A NASA-led team of astronomers has discovered five new planets, two of which are a habitable distance from their star.
“It’s the system that most resembles the Earth’s,” said Justin R. Crepp, assistant professor of physics at the University of Notre Dame and a 2003 alumnus of Penn State Erie, The Behrend College. “These are the smallest planets we have found so far in a habitable zone.”
Size is a key factor in determining a planet’s potential for sustaining life. A planet two or three times the size of Earth is almost certain to be rocky, Crepp said. Larger planets are a mixture of rock and gas, or mostly gas.
A planet is within a system’s “habitable zone” when it is solid, with the possibility of water on its surface.
One of the new planets is 1.41 times larger than the earth’s radii, according to the new study, which was published in Science magazine. The other is 1.61 times larger than earth.

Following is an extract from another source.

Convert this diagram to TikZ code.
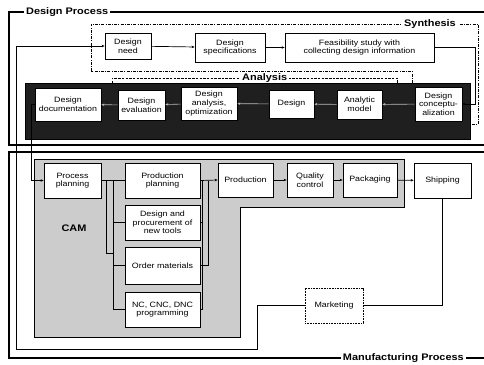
\documentclass[tikz,border=0pt]{standalone}
\usepackage{fontspec}
\setmainfont{Liberation Sans}
\newfontfamily\bxfont[FakeStretch=1.15]{Liberation Sans}
\usetikzlibrary{arrows.meta}
\begin{document}
\begin{tikzpicture}[x=1pt,y=-1pt,
  box/.style={draw, line width=0.8pt, fill=white, align=center, inner sep=1pt, font=\bxfont\fontsize{7.7}{8.6}\selectfont},
  lbl/.style={font=\bxfont\bfseries\fontsize{9.5}{10}\selectfont, fill=white, inner xsep=2pt, inner ysep=0.5pt},
  arr/.style={-{Stealth[length=3pt,width=2.5pt]}, line width=0.7pt},
  garr/.style={-{Stealth[length=3pt,width=2.5pt]}, line width=0.6pt, draw=gray!55},
  ln/.style={line width=0.7pt},
  frm/.style={line width=1.1pt},
  syn/.style={line width=0.8pt, dash pattern=on 3pt off 1.2pt on 1pt off 1.2pt},
  ana/.style={line width=0.8pt, dash pattern=on 2.5pt off 1.2pt},
]
\useasboundingbox[fill=white] (0,0) rectangle (484,364);
% frames
\draw[frm] (484,12) -- (9,12) -- (9,145) -- (484,145);
\draw[frm] (484,152) -- (9,152) -- (9,358) -- (484,358);
\node[lbl, anchor=west] (dp) at (24,12) {Design Process};
\node[lbl, anchor=east] (mp) at (466,358) {Manufacturing Process};
% synthesis / analysis frames
\draw[syn] (412,83) -- (412,71) -- (91,71) -- (91,24) -- (478,24) -- (478,124) -- (470,124);
\node[lbl, anchor=west, inner xsep=3pt] (syn) at (401,24) {Synthesis};
\draw[ana] (112,83) -- (112,78) -- (397,78) -- (397,83);
\node[lbl, anchor=west] (ana) at (240,78) {Analysis};
% black analysis band
\node[fill=black!88, draw=black, minimum width=445pt, minimum height=56pt, inner sep=0pt] (band) at (247.5,111) {};
% CAM region
\draw[fill=gray!40, line width=0.8pt] (34,159) -- (404,159) -- (404,207) -- (240,207) -- (240,337) -- (34,337) -- cycle;
\node[font=\bxfont\bfseries\fontsize{9.5}{10}\selectfont] (cam) at (74,228) {CAM};
% top row
\node[box, minimum width=46pt, minimum height=26pt] (need) at (128,46) {Design\\need};
\node[box, minimum width=70pt, minimum height=29pt] (spec) at (230,47.5) {Design\\specifications};
\node[box, minimum width=149pt, minimum height=29pt] (feas) at (359.5,47.5) {Feasibility study with\\collecting design information};
% band boxes
\node[box, minimum width=66pt, minimum height=33pt] (doc) at (68,104.5) {Design\\documentation};
\node[box, minimum width=47pt, minimum height=30pt] (eval) at (141.5,105) {Design\\evaluation};
\node[box, minimum width=56pt, minimum height=33pt] (anal) at (209,103.5) {Design\\analysis,\\optimization};
\node[box, minimum width=45pt, minimum height=28pt] (des) at (291.5,104) {Design};
\node[box, minimum width=45pt, minimum height=29pt] (model) at (359.5,104.5) {Analytic\\model};
\node[box, minimum width=47pt, minimum height=34pt] (concept) at (438.5,104) {Design\\conceptu-\\alization};
% manufacturing boxes
\node[box, minimum width=57pt, minimum height=35pt] (pp) at (72.5,180.5) {Process\\planning};
\node[box, minimum width=75pt, minimum height=35pt] (prodp) at (162.5,180.5) {Production\\planning};
\node[box, minimum width=75pt, minimum height=35pt] (tools) at (162.5,222.5) {Design and\\procurement of\\new tools};
\node[box, minimum width=75pt, minimum height=37pt] (order) at (162.5,265.5) {Order materials};
\node[box, minimum width=75pt, minimum height=35pt] (nc) at (162.5,309.5) {NC, CNC, DNC\\programming};
\node[box, minimum width=55pt, minimum height=34pt] (prod) at (245.5,180) {Production};
\node[box, minimum width=46pt, minimum height=34pt] (qc) at (310,180) {Quality\\control};
\node[box, minimum width=54pt, minimum height=34pt] (pack) at (370,180) {Packaging};
\node[box, minimum width=57pt, minimum height=35pt] (ship) at (442.5,180.5) {Shipping};
\node[box, minimum width=58pt, minimum height=35pt, dash pattern=on 1pt off 0.6pt] (mkt) at (334,305.5) {Marketing};
% connectors: design
\draw[arr] (need) -- (spec);
\draw[arr] (spec) -- (feas);
\draw[arr] (feas.east) -- ++(41,0) |- (concept.east);
\draw[garr] (concept) -- (model);
\draw[garr] (model) -- (des);
\draw[garr] (des) -- (anal);
\draw[garr] (anal) -- (eval);
\draw[garr] (eval) -- (doc);
\draw[arr] (doc.west) -- ++(-3,0) |- (pp.west);
% connectors: manufacturing (double bracket lines)
\coordinate (lo) at (106,180.5);
\coordinate (lb) at (113,180.5);
\coordinate (rb) at (202,180.5);
\coordinate (ro) at (208,180.5);
\draw[ln] (pp.east) -- (prodp.west);
\draw[ln] (lo) -- (106,253) -- (113,253);
\draw[ln] (lb) |- (tools.west);
\draw[ln] (lb) |- (order.west);
\draw[ln] (lb) |- (nc.west);
\draw[ln] (tools.east) -| (rb);
\draw[ln] (order.east) -| (rb);
\draw[ln] (nc.east) -| (rb);
\draw[ln] (ro) -- (208,265.5) -- (order.east);
\draw[arr] (prodp.east) -- (prod.west);
\draw[arr] (prod) -- (qc);
\draw[arr] (qc) -- (pack);
\draw[arr] (pack) -- (ship);
\draw[ln] (ship.south) |- (mkt.east);
\draw[arr] (mkt.west) -| (257,349) -| (16,46) -- (need.west);
\end{tikzpicture}
\end{document}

The planets were detected by astronomers using the Kepler space telescope. Kepler’s lens is focused on the Cygnus and Lyra constellations; it watches for variations in brightness in more than 100,000 stars.
A star’s intensity dims when a planet passes in front of it, casting a shadow. It’s difficult to see – NASA compares it to the brightness of a car headlight when a fruit fly passes by – but if the dimming repeats at regular intervals, astronomers have good reason to believe a planet is orbiting the star.
The star in this particular study is called Kepler-62. It’s roughly 1,000 light years from Earth.
One of the new planets transits, or passes in front of, Kepler-62 every 5.7 days. Others transit every 122 and 266 days.
Crepp studied the K-62 system from the W.M. Keck Observatory in Hawaii, eliminating any other factors – a binary star, for example – that could mimic the signatures of planets in transit.
The Kepler team has found planets before: 115 have been confirmed since the satellite launched in 2009. Most are far larger than Earth, and are made entirely of ice or gas.
Smaller planets are more difficult to see. But astronomers at the Harvard-Smithsonian Center for Astrophysics now believe that 6 percent of red dwarf stars – the most common in our galaxy – have habitable, Earth-sized planets. Any one of them could fundamentally upend our view of the universe.
“Fifty years ago, you couldn’t imagine that this would ever happen,” Crepp said. “They are literally rewriting the textbooks as we speak.”